If this summer is any indication, I think that the times when we are flourishing and growing in new patterns and self care are exactly the seasons when we are most susceptible to falling back into old ways. We are like children hungrily taking in a wonderful new experience. When our senses become overloaded our emotions follow and without the compassionate embrace of a friend or guide, and sometimes even with it, meltdown is immanent. And that’s okay.

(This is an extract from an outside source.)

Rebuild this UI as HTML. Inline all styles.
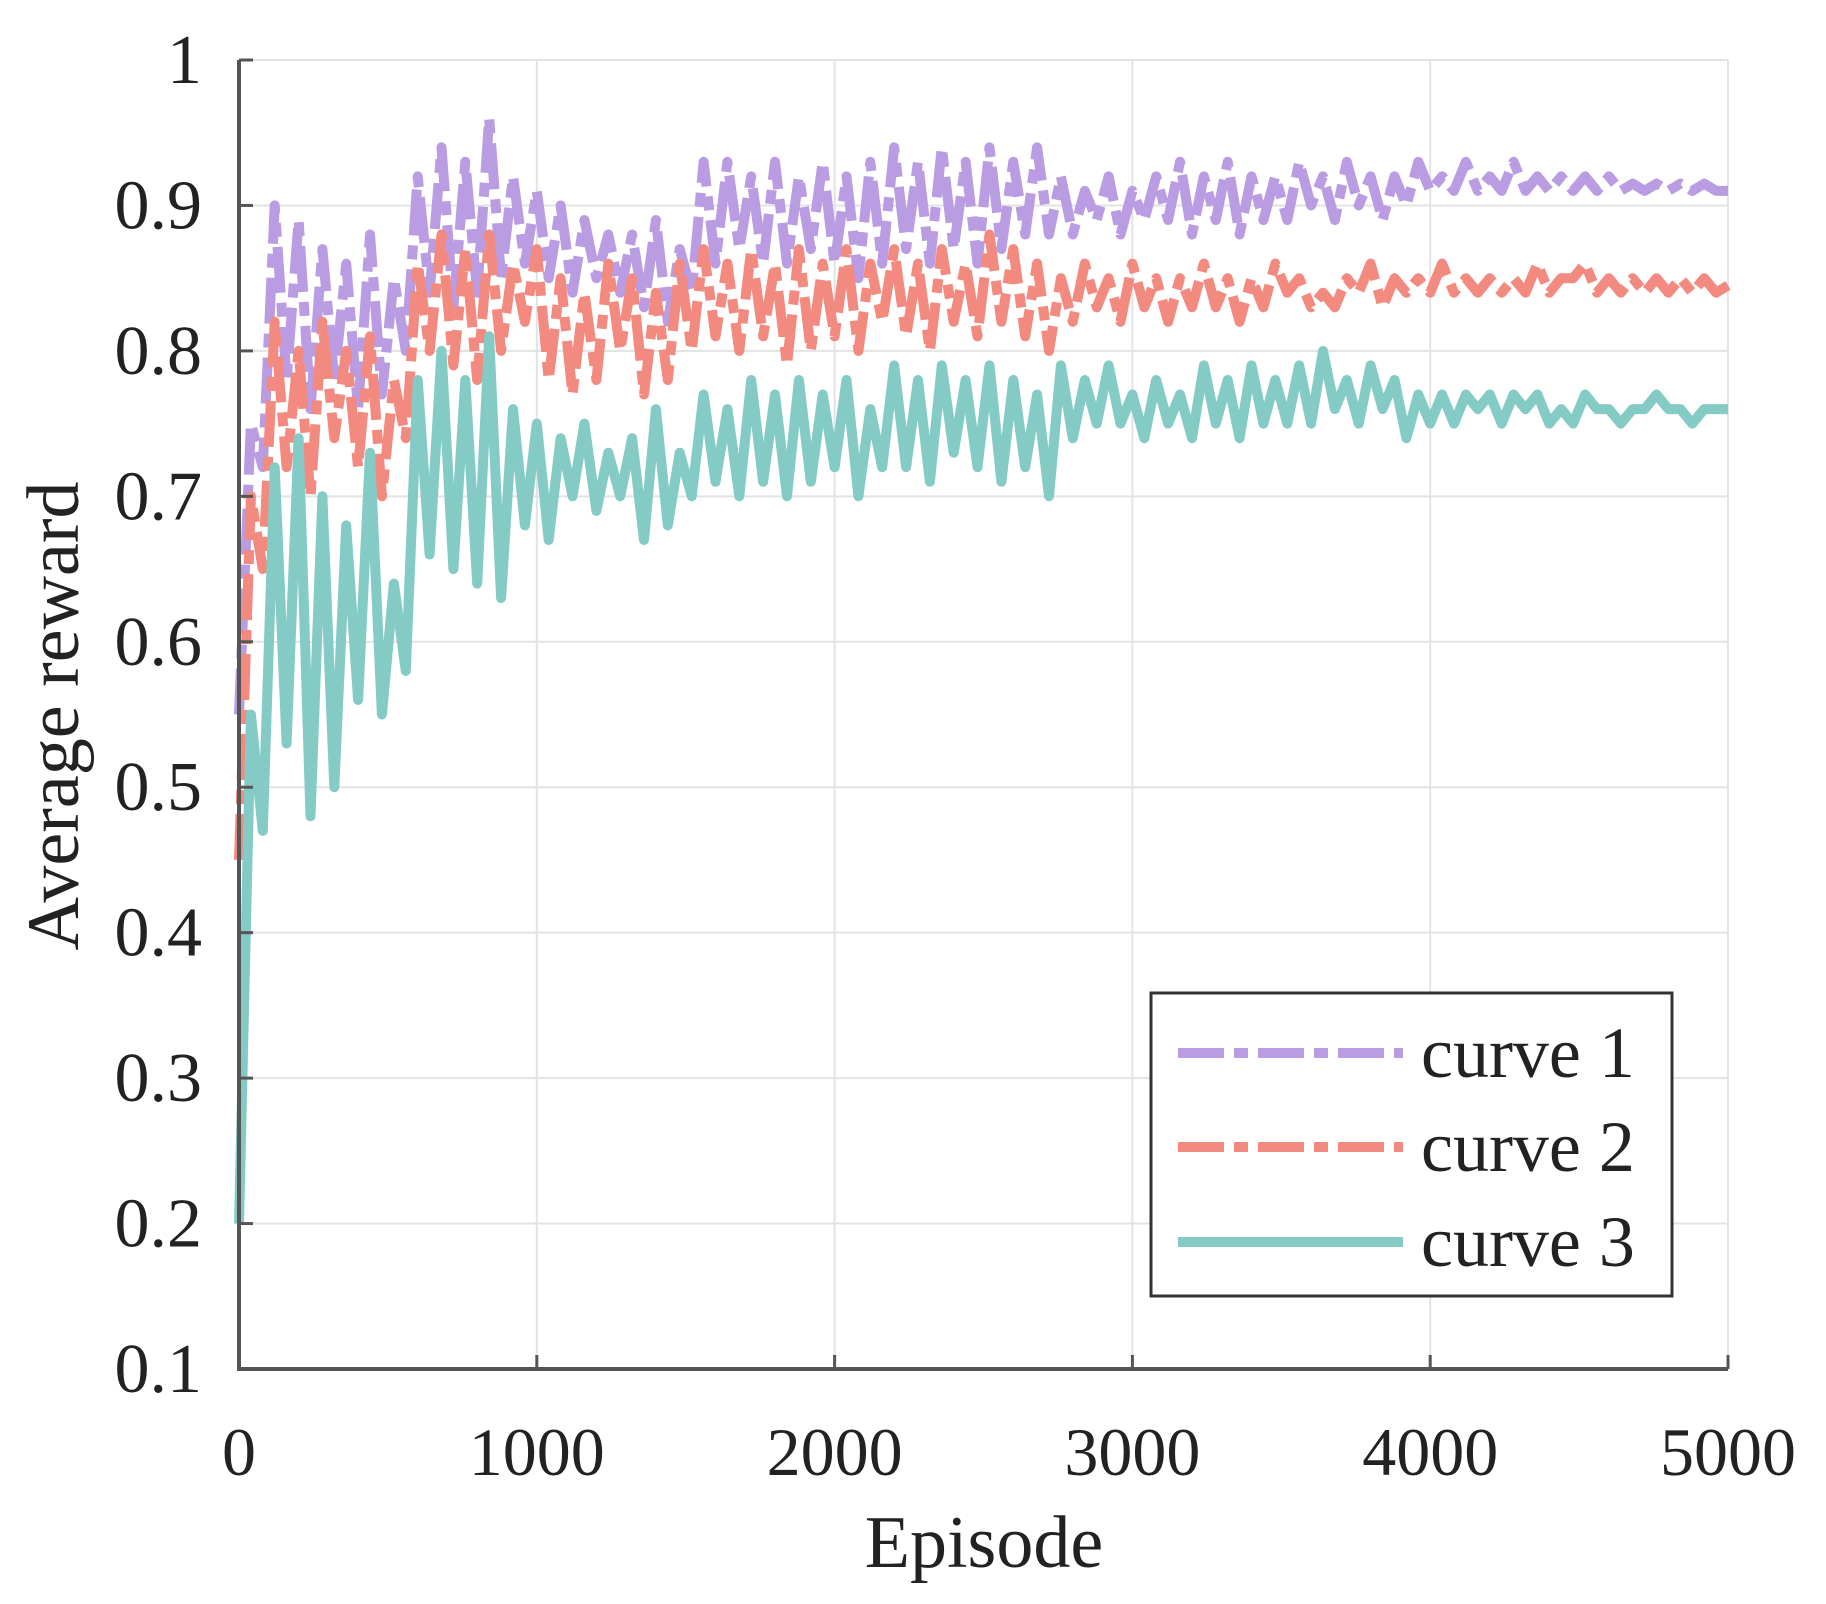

I want to explore this experience. To be more present to my feelings as they surface rather than trying to stuff them down or shame them away. I wonder why I continue to revert to old, self-defeating habits just after spending time listening to what my body needs. Why do my heckles still rise when I hear stories of lives lived so differently than my own? What tools can embodiment offer us as we navigate this vibrant and difficult world? How can we walk with one another in postures of compassion and love on a journey that is anything but linear? Why does the shame spiral of a loved one so often trigger our own reflex of self-preservation and denial, and what can we do about that? I have so many questions about how my body and mind are working together in all this – I hope some research will help me gain a better understanding about how our physical and mental/emotional and spiritual forms impact one another. But I also want to follow the questions that wonder why, and why not, and what now, and what if?
It was a strange summer, a failure by any measure of productivity. I didn’t accomplish a single one of my writing goals. And yet, I feel that I have grown. I write to you now, this first week of September, with fresh eyes and gratitude to all those writing teachers who insist on the stream of consciousness sort of writing. They were so right.